Trampolining really helps build spatial awareness and balance in the air. Trampolining is a great way to learn inverts, spinning without going off axis and grabs. Although it is not the same as being on a board or skis or whatever it takes the element of riding away so that you can purely focus on the trick. Check out our Trampolining for training series for more.

Nailed it? Do it again!!

Right so you nailed it! Now go and do it again. You may just want to go to the pub, tell people about the awesome new trick you just learned and hide all those bruises you have gained. But the truth is if you do that, the next day you may not land that trick again and have to start again, Well not start again, but our brains are very good at forgetting things, particularly how we have done things.

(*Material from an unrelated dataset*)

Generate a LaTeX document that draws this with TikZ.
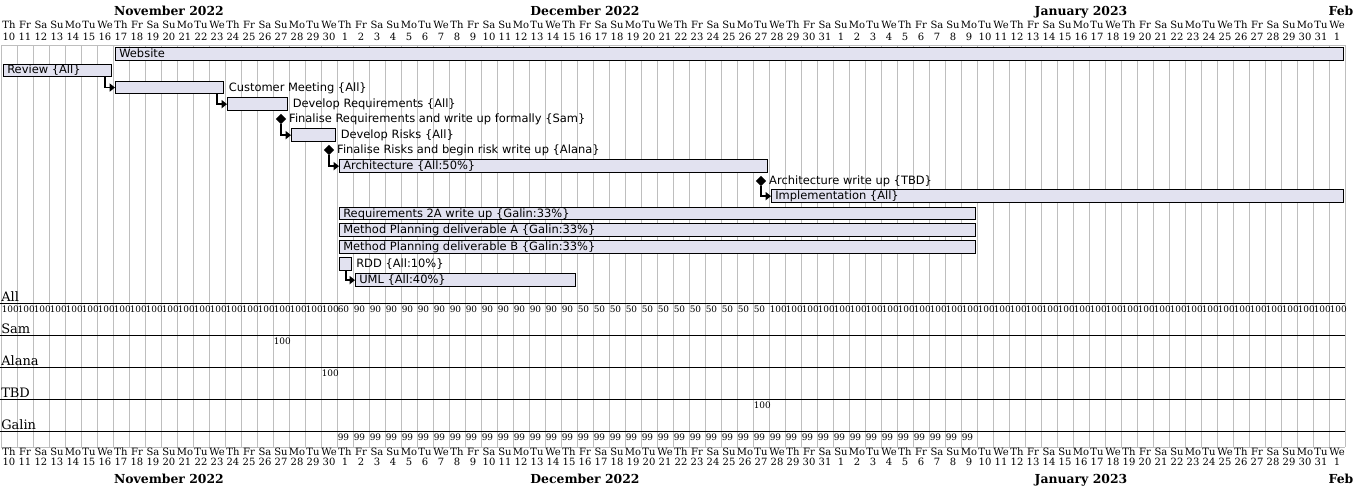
\documentclass[tikz,border=0pt]{standalone}
\usepackage{fontspec}
\setmainfont{DejaVu Serif}
\newfontfamily\tasksans{DejaVu Sans}
\usetikzlibrary{arrows.meta,shapes.geometric,calc}

\definecolor{barfill}{RGB}{226,226,240}
\definecolor{gridgray}{RGB}{190,190,190}

% bar: name, first day, last day, top
\newcommand{\taskbar}[4]{%
  \node[bar, minimum width={(16*(#3-#2+1)-4)*0.75pt}] (#1) at ({3+16*#2},#4) {};}
% milestone: name, day, centre
\newcommand{\milestone}[3]{%
  \node[mstone] (#1) at ({9+16*#2},#3) {};}

\begin{document}
\begin{tikzpicture}[x=0.75pt, y=-0.75pt,
  bar/.style={draw=black, line width=0.75pt, fill=barfill, minimum height=9.5pt, inner sep=0pt, anchor=north west},
  mstone/.style={diamond, fill=black, minimum width=7.8pt, minimum height=7.8pt, inner sep=0pt},
  tasklabel/.style={font=\tasksans\fontsize{8.6}{10}\selectfont, inner sep=0pt, anchor=base west},
  dep/.style={line width=1.1pt, -{Triangle[length=4pt,width=6pt]}},
  gridline/.style={draw=gridgray, line width=0.6pt},
  dayname/.style={font=\fontsize{7.5}{9}\selectfont, inner sep=0pt, anchor=base},
  monthname/.style={font=\bfseries\fontsize{9.3}{11}\selectfont, inner sep=0pt, anchor=base},
  resname/.style={font=\fontsize{9.75}{11}\selectfont, inner sep=0pt, anchor=base west},
  load/.style={font=\fontsize{6.7}{7}\selectfont, inner sep=0pt, anchor=base west},
  resline/.style={draw=black, line width=0.75pt}]
\useasboundingbox (0,0) rectangle (1360,490);

% calendar grid
\foreach \d in {0,...,84}
  \draw[gridline] ({1+16*\d},45) -- ({1+16*\d},447);
\draw[gridline] (1,45) -- (1345,45);
\draw[gridline] (1,447) -- (1345,447);

% months
\node[monthname] (nov-t) at (169,15) {November 2022};
\node[monthname] (dec-t) at (585,15) {December 2022};
\node[monthname] (jan-t) at (1081,15) {January 2023};
\node[monthname] (feb-t) at (1341,15) {Feb};
\node[monthname] (nov-b) at (169,483) {November 2022};
\node[monthname] (dec-b) at (585,483) {December 2022};
\node[monthname] (jan-b) at (1081,483) {January 2023};
\node[monthname] (feb-b) at (1341,483) {Feb};

% week days
\foreach \w in {0,...,11}
  \foreach \dn [count=\k from 0] in {Th,Fr,Sa,Su,Mo,Tu,We} {
    \node[dayname] (hd-\w-\k) at ({9+16*(7*\w+\k)},28.6) {\dn};
    \node[dayname] (fd-\w-\k) at ({9+16*(7*\w+\k)},455) {\dn};
  }

% day numbers
\foreach \a/\b/\off in {10/30/0, 1/31/21, 1/31/52, 1/1/83}
  \foreach \n in {\a,...,\b} {
    \node[dayname] (hn-\off-\n) at ({9+16*(\off+\n-\a)},40.6) {\n};
    \node[dayname] (fn-\off-\n) at ({9+16*(\off+\n-\a)},465.3) {\n};
  }

% tasks
\taskbar{website}{7}{83}{47.3}
\taskbar{review}{0}{6}{63.5}
\taskbar{customer}{7}{13}{80.7}
\taskbar{devreq}{14}{17}{97.3}
\milestone{finreq}{17}{119}
\taskbar{devrisks}{18}{20}{128.3}
\milestone{finrisks}{20}{150}
\taskbar{arch}{21}{47}{159.3}
\milestone{archwu}{47}{181}
\taskbar{impl}{48}{83}{189.3}
\taskbar{reqtwoa}{21}{60}{206.7}
\taskbar{methA}{21}{60}{223.3}
\taskbar{methB}{21}{60}{240.3}
\taskbar{rdd}{21}{21}{257.3}
\taskbar{uml}{22}{35}{273.3}

\node[tasklabel] (website-l) at ($(website.west)+(4,3.6)$) {Website};
\node[tasklabel] (review-l) at ($(review.west)+(4,3.6)$) {Review \{All\}};
\node[tasklabel] (customer-l) at ($(customer.east)+(4.5,3.6)$) {Customer Meeting \{All\}};
\node[tasklabel] (devreq-l) at ($(devreq.east)+(4.5,3.6)$) {Develop Requirements \{All\}};
\node[tasklabel] (finreq-l) at ($(finreq.east)+(2.5,3.6)$) {Finalise Requirements and write up formally \{Sam\}};
\node[tasklabel] (devrisks-l) at ($(devrisks.east)+(4.5,3.6)$) {Develop Risks \{All\}};
\node[tasklabel] (finrisks-l) at ($(finrisks.east)+(2.5,3.6)$) {Finalise Risks and begin risk write up \{Alana\}};
\node[tasklabel] (arch-l) at ($(arch.west)+(4,3.6)$) {Architecture \{All:50\%\}};
\node[tasklabel] (archwu-l) at ($(archwu.east)+(2.5,3.6)$) {Architecture write up \{TBD\}};
\node[tasklabel] (impl-l) at ($(impl.west)+(4,3.6)$) {Implementation \{All\}};
\node[tasklabel] (reqtwoa-l) at ($(reqtwoa.west)+(4,3.6)$) {Requirements 2A write up \{Galin:33\%\}};
\node[tasklabel] (methA-l) at ($(methA.west)+(4,3.6)$) {Method Planning deliverable A \{Galin:33\%\}};
\node[tasklabel] (methB-l) at ($(methB.west)+(4,3.6)$) {Method Planning deliverable B \{Galin:33\%\}};
\node[tasklabel] (rdd-l) at ($(rdd.east)+(4,3.6)$) {RDD \{All:10\%\}};
\node[tasklabel] (uml-l) at ($(uml.west)+(4,3.6)$) {UML \{All:40\%\}};

% dependencies
\draw[dep] ($(review.south east)+(-7,0)$) |- (customer.west);
\draw[dep] ($(customer.south east)+(-7,0)$) |- (devreq.west);
\draw[dep] (finreq.south) |- (devrisks.west);
\draw[dep] (finrisks.south) |- (arch.west);
\draw[dep] (archwu.south) |- (impl.west);
\draw[dep] ($(rdd.south east)+(-6,0)$) |- (uml.west);

% resources
\node[resname] (all-r) at (1,301) {All};
\node[resname] (sam-r) at (1,333) {Sam};
\node[resname] (alana-r) at (1,365) {Alana};
\node[resname] (tbd-r) at (1,397) {TBD};
\node[resname] (galin-r) at (1,429.3) {Galin};
\foreach \y in {303.3,335.3,367.3,399.3,431.6}
  \draw[resline] (0,\y) -- (1345,\y);

\foreach \a/\b/\v in {0/20/100, 21/21/60, 22/35/90, 36/47/50, 48/83/100}
  \foreach \d in {\a,...,\b}
    \node[load] (all-\d) at ({1.5+16*\d},312) {\v};
\node[load] (sam-17) at ({1.5+16*17},344.5) {100};
\node[load] (alana-20) at ({1.5+16*20},376.5) {100};
\node[load] (tbd-47) at ({1.5+16*47},408.5) {100};
\foreach \d in {21,...,60}
  \node[load] (galin-\d) at ({1.5+16*\d},440.5) {99};
\end{tikzpicture}
\end{document}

So just because you did a trick yesterday doesn’t mean you will land it again. You need to do the trick again straight away after you landed it so that you can imprint that muscle memory into your brain which will make it easier to repeat the trick time after time.  There is a rule going, you can’t claim a trick properly unless I have landed it three times in a row, now this may seem arbitrary and I can’t tell you the amount of times I have landed the first, landed the second then messed up the third and had to start over, to be honest its really annoying, but it really does help you get those tricks down, and not only on that feature but it will help you nail the same trick on different features and to learn variations of that trick.